Los europeos mostraron su incredulidad ante la impensable renuncia de Benedicto XVI, provocando enseguida un debate en el espacio público acerca de las expectativas respecto al sucesor del Papa dimisionario. A grandes rasgos, se puede afirmar que las opiniones públicas europeas fueron gratamente sorprendidas por el gesto de humildad del Papa, quien reconoció sus limitantes físicas sin vergüenza ni temor a la comparación con su antecesor. Después de todo, las sociedades europeas se enfrentan a diario a la cuestión del trato de los ancianos y se le reconoce a Benedicto su derecho al descanso. En cierta medida, se ha considerado también su renuncia como un signo de modernidad en la Iglesia católica, cuando una de las grandes críticas que se escucha tradicionalmente es su desfase para comprender lo que vive la sociedad. De hecho, los medios europeos se apresuraron a recordar que el Cardenal Ratzinger había considerado como una obligación moral la renuncia de un Papa en caso de impedimento físico o espiritual para ocupar el cargo.
Los políticos también opinaron y como buenos representantes de sus respectivas tradiciones políticas, las reacciones fueron variadas; empezando con la natal Alemania de Benedicto, un país en el que religión y política siempre han estado estrechamente ligadas. A pesar de los momentos de desencanto de los alemanes – especialmente cuando salieron a la luz pública los escándalos de pedofilia en la diócesis que ocupaba anteriormente el arzobispo Joseph Ratzinger (sin olvidar el sinfín de casos en Estados Unidos, Canadá, Australia, Irlanda, Países Bajos, Bélgica…) – Angela Merkel recordó el “orgullo” de los alemanes en 2005 (el periódico Bild había publicado en su portada “Somos Papa”), y saludó “uno de los pensadores religiosos más ilustre de nuestro tiempo”. La canciller se acordó también del discurso del Papa en el parlamento alemán; acontecimiento que sería totalmente inconcebible en la muy laica Francia vecina, donde la religión se considera invariablemente como un asunto estrictamente privado que no debe interferir en el dominio público. Por eso el presidente Hollande se conformó con explicar que “no tenía comentario particular sobre esta decisión”, y recordar que “la República (…) no debe hacer comentarios sobre lo que pertenece a la Iglesia”. En Italia, los comentarios fueron lógicamente más efusivos, con el presidente Napolitano que subrayó “el valor” de Benedicto XVI y el presidente del Consejo Monti que reconoció sentirse “muy sacudido por este anuncio inesperado”. Hasta el Primer ministro británico recordó con “gran respeto y afección” el “evento histórico” que constituyó la visita del Papa en 2010 después de cinco siglos de ruptura entre anglicanos y católicos.

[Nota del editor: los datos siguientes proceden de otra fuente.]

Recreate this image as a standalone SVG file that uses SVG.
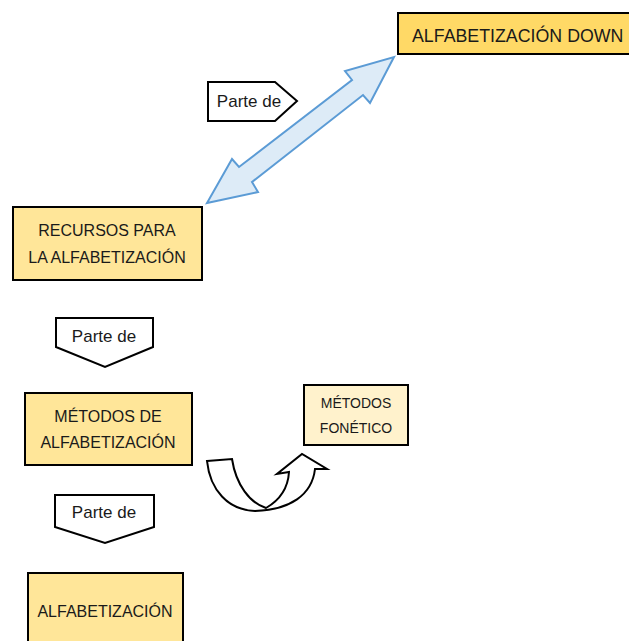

Ahora se perfila la incertidumbre del futuro. En su penúltimo Angelus, Benedicto XVI llamó a la Iglesia y a sus miembros a “renovarse” en el espíritu de las grandes orientaciones del Concilio Vaticano II. Una gran mayoría de los europeos quiere ver en este testamento teológico un reflejo de su deseo de mayor apertura de la Iglesia católica, especialmente sobre los temas de debate que más eco han tenido en sus sociedades contemporáneas (y más que todo que ya han sido validados en otras religiones): el celibato de los sacerdotes, el uso razonado de los anticonceptivos, la feminización de la Iglesia… No hay que olvidar que estos debates existen dentro de la misma Iglesia, como lo demuestra por ejemplo la postura pública que tomó el cardenal Meisner – arzobispo de Colonia y cercano a Benedicto XVI – a favor de la píldora conocida como “del día siguiente” en caso de violación (ya que esta última no es abortiva, pero simplemente impide la fecundación). En el mismo sentido va la declaración de la Conferencia de los obispos de Francia que considera el preservativo como preciso, aunque de eficiencia limitada para luchar contra el VIH.
Las encuestas demuestran que hasta los europeos católicos practicante apoyarían estas reformas que permitirían sin duda a la Iglesia católica entrar de lleno en el siglo XXI. La capacidad del nuevo Papa a atender estos reclamos sociales sin alejarse de los fundamentos de la tradición bimilenaria de la Iglesia constituirá sin duda su mayor reto; tendrá que aprender a “renovar” la Iglesia como institución pero asegurando su continuidad, so pena de seguir pareciendo en el Viejo Continente únicamente como una religión que “suma prohibiciones” como lo deploraba Benedicto XVI en una de sus primeras entrevistas como Papa.